Voir Crises, Léon de Mattis, éditions Entremonde, 2012.

Le capital fixe est, dans la terminologie de Marx, plus précisément celui qui, comme les bâtiments ou les machines, ne se détruit pas immédiatement lors du processus productif, alors qu’une partie du capital constant est dite « circulante » car elle est immédiatement consumée dans la production (par exemple, les matières premières).

Du nom de l’industriel américain Ford.

L’expression Welfare State, ou Welfare , désigne l’État social né au lendemain de la Seconde Guerre mondiale.

Marx parle de « composition organique du capital » pour désigner le rapport entre capital constant et capital variable.

Cette formule résume le fait que la monnaie repose sur l’anticipation de la valeur que le capital saura dégager dans la production. Sur la monnaie, outre Crises, voir la série d’articles intitulés « Bitcoincrash » sur le site de 19 h 17 (http://www.19h17.info/2018/05/14/illusions-perdues-de-la-monnaie/).

L’exemple de la firme Boeing, qui a sacrifié l’investissement pour financer les rachats d’action nécessaires au maintien des dividendes, est significatif. La tentative pour moderniser à bas coût le 737 au lieu d’investir dans le développement d’un nouvel avion a conduit à la catastrophe qui cloue au sol les Max depuis plus d’un an.

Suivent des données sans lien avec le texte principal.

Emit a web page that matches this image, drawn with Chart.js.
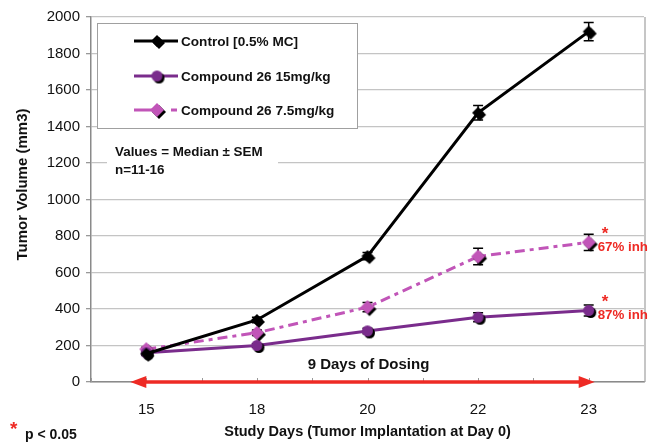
<!DOCTYPE html>
<html><head><meta charset="utf-8">
<script src="https://cdn.jsdelivr.net/npm/chart.js@4/dist/chart.umd.min.js"></script>
<style>html,body{margin:0;padding:0;background:#fff}canvas{display:block}</style>
</head><body>
<canvas id="c" width="651" height="444"></canvas>
<script>
// ---- data ----
const days = ['15', '18', '20', '22', '23'];
const controlMedian = [155, 340, 690, 1475, 1920];
const controlSem    = [10, 15, 20, 40, 50];
const c15Median     = [160, 200, 280, 355, 392];
const c15Sem        = [10, 10, 15, 25, 30];
const c75Median     = [180, 270, 410, 688, 765];
const c75Sem        = [10, 15, 25, 45, 45];
const seriesNames   = ['Control [0.5% MC]', 'Compound 26 15mg/kg', 'Compound 26 7.5mg/kg'];
const inhLabels     = ['87% inh', '67% inh']; // Compound 15mg/kg, Compound 7.5mg/kg
const noteLines     = ['Values = Median \u00B1 SEM', 'n=11-16'];
const dosingLabel   = '9 Days of Dosing';
const pNote         = 'p < 0.05';
const yTitle        = 'Tumor Volume (mm3)';
const xTitle        = 'Study Days (Tumor Implantation at Day 0)';

const FAM = '"Liberation Sans", Arial, Helvetica, sans-serif';
const font = (s, b) => (b ? 'bold ' : '') + s + 'px ' + FAM;
const BLACK = '#000000', PURPLE = '#7a2c8c', PINK = '#c155b8', RED = '#ee2a24';

function makeMarker(shape, color, r) {
  const c = r + 4, cv = document.createElement('canvas');
  cv.width = cv.height = 2 * c;
  const g = cv.getContext('2d');
  const path = (x, y) => {
    g.beginPath();
    if (shape === 'diamond') { g.moveTo(x, y - r); g.lineTo(x + r, y); g.lineTo(x, y + r); g.lineTo(x - r, y); g.closePath(); }
    else { g.arc(x, y, r, 0, Math.PI * 2); }
  };
  g.fillStyle = '#000'; path(c + 2, c + 2); g.fill();
  g.fillStyle = color; path(c, c); g.fill();
  return cv;
}
const mControl = makeMarker('diamond', BLACK, 6);
const m15 = makeMarker('circle', PURPLE, 5.5);
const m75 = makeMarker('diamond', PINK, 7);

const sems = [controlSem, c15Sem, c75Sem];

const deco = {
  id: 'deco',
  beforeDatasetsDraw(chart) {
    const ctx = chart.ctx, xs = chart.scales.x, ys = chart.scales.y, ca = chart.chartArea;
    ctx.save();
    // right border of plot area
    ctx.strokeStyle = '#a8a8a8'; ctx.lineWidth = 1.3;
    ctx.beginPath(); ctx.moveTo(ca.right + 1, ca.top); ctx.lineTo(ca.right + 1, ca.bottom); ctx.stroke();
    // legend box
    ctx.fillStyle = '#fff'; ctx.fillRect(97, 23, 260, 105);
    ctx.strokeStyle = '#a0a0a0'; ctx.lineWidth = 1; ctx.strokeRect(97.5, 23.5, 260, 105);
    const rows = [41, 76, 110];
    const markers = [mControl, m15, m75];
    chart.data.datasets.forEach((ds, i) => {
      const y = rows[i];
      ctx.strokeStyle = ds.borderColor; ctx.lineWidth = 3;
      ctx.setLineDash([]);
      ctx.beginPath();
      if (i === 2) { ctx.moveTo(134, y); ctx.lineTo(158, y); ctx.moveTo(171, y); ctx.lineTo(177, y); }
      else { ctx.moveTo(134, y); ctx.lineTo(178, y); }
      ctx.stroke();
      const mk = markers[i];
      ctx.drawImage(mk, 157 - mk.width / 2, y - mk.height / 2);
      ctx.fillStyle = '#111'; ctx.font = font(13.6, true); ctx.textBaseline = 'middle'; ctx.textAlign = 'left';
      ctx.fillText(seriesNames[i], 181, y + 1);
    });
    // note
    ctx.fillStyle = '#fff'; ctx.fillRect(107, 143, 171, 36);
    ctx.fillStyle = '#111'; ctx.font = font(13.4, true);
    ctx.fillText(noteLines[0], 115, 152);
    ctx.fillText(noteLines[1], 115, 170);
    // minor x ticks
    const axisY = ys.getPixelForValue(0);
    ctx.strokeStyle = '#999'; ctx.lineWidth = 1;
    const step = xs.getPixelForValue(1) - xs.getPixelForValue(0);
    for (let i = 0; i < days.length; i++) {
      const cx = xs.getPixelForValue(i);
      [cx - step / 2, cx].forEach(px => { ctx.beginPath(); ctx.moveTo(Math.round(px) + 0.5, axisY - 4); ctx.lineTo(Math.round(px) + 0.5, axisY); ctx.stroke(); });
    }
    // error bars
    ctx.strokeStyle = '#000'; ctx.lineWidth = 1.5;
    chart.data.datasets.forEach((ds, di) => {
      ds.data.forEach((v, i) => {
        const x = xs.getPixelForValue(i);
        const yh = ys.getPixelForValue(v + sems[di][i]), yl = ys.getPixelForValue(v - sems[di][i]);
        ctx.beginPath();
        ctx.moveTo(x, yh); ctx.lineTo(x, yl);
        ctx.moveTo(x - 5, yh); ctx.lineTo(x + 5, yh);
        ctx.moveTo(x - 5, yl); ctx.lineTo(x + 5, yl);
        ctx.stroke();
      });
    });
    ctx.restore();
  },
  afterDraw(chart) {
    const ctx = chart.ctx, xs = chart.scales.x, ys = chart.scales.y;
    ctx.save();
    // y axis title (drawn here so it can sit slightly above the plot centre, as in the original)
    ctx.save();
    ctx.translate(23, (chart.chartArea.top + chart.chartArea.bottom) / 2 - 15);
    ctx.rotate(-Math.PI / 2);
    ctx.fillStyle = '#111'; ctx.font = font(15, true); ctx.textAlign = 'center'; ctx.textBaseline = 'middle';
    ctx.fillText(yTitle, 0, 0);
    ctx.restore();
    const y0 = ys.getPixelForValue(0);
    const xl = xs.getPixelForValue(0) - 16, xr = xs.getPixelForValue(days.length - 1) + 6;
    ctx.strokeStyle = RED; ctx.fillStyle = RED; ctx.lineWidth = 3.5;
    ctx.beginPath(); ctx.moveTo(xl + 10, y0); ctx.lineTo(xr - 10, y0); ctx.stroke();
    ctx.beginPath(); ctx.moveTo(xl, y0); ctx.lineTo(xl + 16, y0 - 6); ctx.lineTo(xl + 16, y0 + 6); ctx.closePath(); ctx.fill();
    ctx.beginPath(); ctx.moveTo(xr, y0); ctx.lineTo(xr - 16, y0 - 6); ctx.lineTo(xr - 16, y0 + 6); ctx.closePath(); ctx.fill();
    // dosing label
    ctx.fillStyle = '#111'; ctx.font = font(15, true); ctx.textAlign = 'center'; ctx.textBaseline = 'middle';
    ctx.fillText(dosingLabel, (xs.getPixelForValue(0) + xs.getPixelForValue(days.length - 1)) / 2 + 1, y0 - 17);
    // inhibition labels
    const last = days.length - 1;
    [[c15Median, inhLabels[0]], [c75Median, inhLabels[1]]].forEach(([arr, lab]) => {
      const px = xs.getPixelForValue(last), py = ys.getPixelForValue(arr[last]);
      ctx.fillStyle = RED; ctx.textAlign = 'left';
      ctx.font = font(13.3, true); ctx.fillText(lab, px + 9, py + 5);
      ctx.font = font(17, true); ctx.fillText('*', px + 13, py - 8);
    });
    // p note
    ctx.fillStyle = RED; ctx.font = font(19, true); ctx.textAlign = 'left';
    ctx.fillText('*', 10, 430);
    ctx.fillStyle = '#111'; ctx.font = font(14, true);
    ctx.fillText(pNote, 25, 435);
    ctx.restore();
  }
};

new Chart(document.getElementById('c'), {
  type: 'line',
  data: {
    labels: days,
    datasets: [
      { label: seriesNames[0], data: controlMedian, borderColor: BLACK, backgroundColor: BLACK, borderWidth: 3, pointStyle: mControl, tension: 0 },
      { label: seriesNames[1], data: c15Median, borderColor: PURPLE, backgroundColor: PURPLE, borderWidth: 3, pointStyle: m15, tension: 0 },
      { label: seriesNames[2], data: c75Median, borderColor: PINK, backgroundColor: PINK, borderWidth: 3, borderDash: [10, 5, 4, 5], pointStyle: m75, tension: 0 }
    ]
  },
  options: {
    responsive: false, animation: false, devicePixelRatio: 1,
    layout: { padding: { left: 0, right: 4, top: 17, bottom: 0 } },
    plugins: { legend: { display: false }, tooltip: { enabled: false } },
    scales: {
      x: {
        type: 'category', offset: true,
        grid: { display: false },
        border: { display: true, color: '#8a8a8a', width: 1.5 },
        ticks: { color: '#111', font: { family: FAM, size: 15 }, padding: 11 },
        title: { display: true, text: xTitle, color: '#111', font: { family: FAM, size: 14.5, weight: 'bold' }, padding: { top: 0, bottom: 3 } },
        afterFit: s => { s.height = 62; }
      },
      y: {
        min: 0, max: 2000,
        ticks: { stepSize: 200, color: '#111', font: { family: FAM, size: 15 }, padding: 6, callback: v => String(v) },
        grid: { color: '#c4c4c4', tickColor: '#999', tickLength: 5, lineWidth: 1.3 },
        border: { display: true, color: '#8a8a8a', width: 1.5 },
        title: { display: false },
        afterFit: s => { s.width = 91; }
      }
    }
  },
  plugins: [deco]
});
</script>
</body></html>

Certains théoriciens ont déduit de cet aspect particulier du capitalisme contemporain que le capital serait devenu « fictif » et la valeur « évanescente » : la conséquence serait donc qu’aucune crise n’est à attendre puisque les choses pourraient se poursuivre éternellement ainsi. Une telle position, absurde si on accepte d’y réfléchir ne serait-ce que cinq minutes, est désormais démentie par les faits.

De nombreux économistes annoncent la fin de la phase actuelle du capitalisme. Ainsi Daniel Cohen, directeur du département d’économie de l’École normale supérieure, déclare-t-il dans le journal Le Monde du 3 avril 2020 : « C’est certainement la fin, ou le début du recul, du capitalisme mondialisé tel qu’on l’a connu depuis quarante ans… »

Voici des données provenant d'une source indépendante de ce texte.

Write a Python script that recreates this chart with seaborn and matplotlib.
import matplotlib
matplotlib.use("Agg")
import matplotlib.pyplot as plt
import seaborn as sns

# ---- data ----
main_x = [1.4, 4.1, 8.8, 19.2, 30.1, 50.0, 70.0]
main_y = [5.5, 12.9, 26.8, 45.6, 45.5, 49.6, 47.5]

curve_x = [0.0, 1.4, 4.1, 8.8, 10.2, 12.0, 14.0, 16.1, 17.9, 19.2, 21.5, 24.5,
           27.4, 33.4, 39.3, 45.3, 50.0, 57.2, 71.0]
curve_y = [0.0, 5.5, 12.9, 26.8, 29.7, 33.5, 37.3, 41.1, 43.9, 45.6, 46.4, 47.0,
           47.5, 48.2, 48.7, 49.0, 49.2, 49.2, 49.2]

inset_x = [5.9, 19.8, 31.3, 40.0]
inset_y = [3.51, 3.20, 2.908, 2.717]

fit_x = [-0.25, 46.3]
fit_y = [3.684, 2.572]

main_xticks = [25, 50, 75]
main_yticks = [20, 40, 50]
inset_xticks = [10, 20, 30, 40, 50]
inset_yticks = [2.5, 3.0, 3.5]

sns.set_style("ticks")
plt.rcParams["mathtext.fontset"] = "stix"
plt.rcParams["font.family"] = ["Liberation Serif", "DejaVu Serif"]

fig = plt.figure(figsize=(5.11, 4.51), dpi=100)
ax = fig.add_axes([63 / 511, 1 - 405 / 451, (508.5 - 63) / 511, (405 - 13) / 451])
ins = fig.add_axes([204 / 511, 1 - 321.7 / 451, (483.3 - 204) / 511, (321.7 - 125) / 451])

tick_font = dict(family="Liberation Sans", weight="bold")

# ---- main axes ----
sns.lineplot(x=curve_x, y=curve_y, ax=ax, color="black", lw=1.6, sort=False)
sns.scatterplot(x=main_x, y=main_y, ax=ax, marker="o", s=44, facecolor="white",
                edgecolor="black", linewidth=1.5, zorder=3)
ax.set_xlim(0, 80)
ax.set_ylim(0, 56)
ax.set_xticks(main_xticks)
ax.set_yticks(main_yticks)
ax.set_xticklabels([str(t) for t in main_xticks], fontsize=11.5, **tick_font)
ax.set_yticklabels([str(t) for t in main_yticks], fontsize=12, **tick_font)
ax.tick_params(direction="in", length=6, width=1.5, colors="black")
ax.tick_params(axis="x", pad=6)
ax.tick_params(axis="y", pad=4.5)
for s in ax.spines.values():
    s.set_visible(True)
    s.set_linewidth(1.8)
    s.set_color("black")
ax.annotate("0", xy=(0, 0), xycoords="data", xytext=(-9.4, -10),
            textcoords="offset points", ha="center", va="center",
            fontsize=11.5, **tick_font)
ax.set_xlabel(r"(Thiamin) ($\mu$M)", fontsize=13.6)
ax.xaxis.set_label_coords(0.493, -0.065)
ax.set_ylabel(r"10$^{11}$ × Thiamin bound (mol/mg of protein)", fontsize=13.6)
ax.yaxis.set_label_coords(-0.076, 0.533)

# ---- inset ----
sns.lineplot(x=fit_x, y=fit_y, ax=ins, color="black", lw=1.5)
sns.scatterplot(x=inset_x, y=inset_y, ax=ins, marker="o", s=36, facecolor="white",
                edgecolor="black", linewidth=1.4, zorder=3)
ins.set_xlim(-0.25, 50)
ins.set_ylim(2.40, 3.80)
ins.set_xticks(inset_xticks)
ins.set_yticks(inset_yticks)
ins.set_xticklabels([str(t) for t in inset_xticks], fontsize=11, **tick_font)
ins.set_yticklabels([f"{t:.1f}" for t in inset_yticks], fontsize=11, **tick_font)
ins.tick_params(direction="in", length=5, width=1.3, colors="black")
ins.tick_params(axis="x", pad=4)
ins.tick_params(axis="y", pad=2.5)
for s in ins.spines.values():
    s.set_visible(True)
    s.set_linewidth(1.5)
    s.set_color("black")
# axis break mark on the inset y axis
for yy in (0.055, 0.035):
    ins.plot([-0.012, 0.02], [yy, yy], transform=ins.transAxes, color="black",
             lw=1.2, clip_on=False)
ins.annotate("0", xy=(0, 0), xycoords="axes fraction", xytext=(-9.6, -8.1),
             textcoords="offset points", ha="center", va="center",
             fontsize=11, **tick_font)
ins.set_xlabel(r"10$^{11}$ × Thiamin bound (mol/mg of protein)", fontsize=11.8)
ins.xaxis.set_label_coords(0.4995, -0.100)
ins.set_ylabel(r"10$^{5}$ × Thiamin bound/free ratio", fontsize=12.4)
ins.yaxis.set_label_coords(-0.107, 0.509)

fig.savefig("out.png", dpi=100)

« La dette des pays européens, déjà passablement lourde, va faire un bond. En Italie, elle s’élève actuellement à 135 % du PIB et pourrait passer à… 181 % d’ici à la fin de l’année, selon l’hypothèse la plus pessimiste des analyses de Jefferies (ou 151 % pour la plus optimiste). Dans le même scénario noir, qui prévoit une récession de 15 % en 2020, la France passerait d’une dette de 101 % à 141 % du PIB, et l’Espagne à 133 %. » Le Monde du 4 avril 2020.

L’économiste Daniel Cohen, dans l’interview déjà citée du journal Le Monde, évoque par exemple « l’accélération d’un nouveau capitalisme, le capitalisme numérique ».

La question de l’accès aux ressources, en tous cas, se poserait de manière cruciale dans cette hypothèse.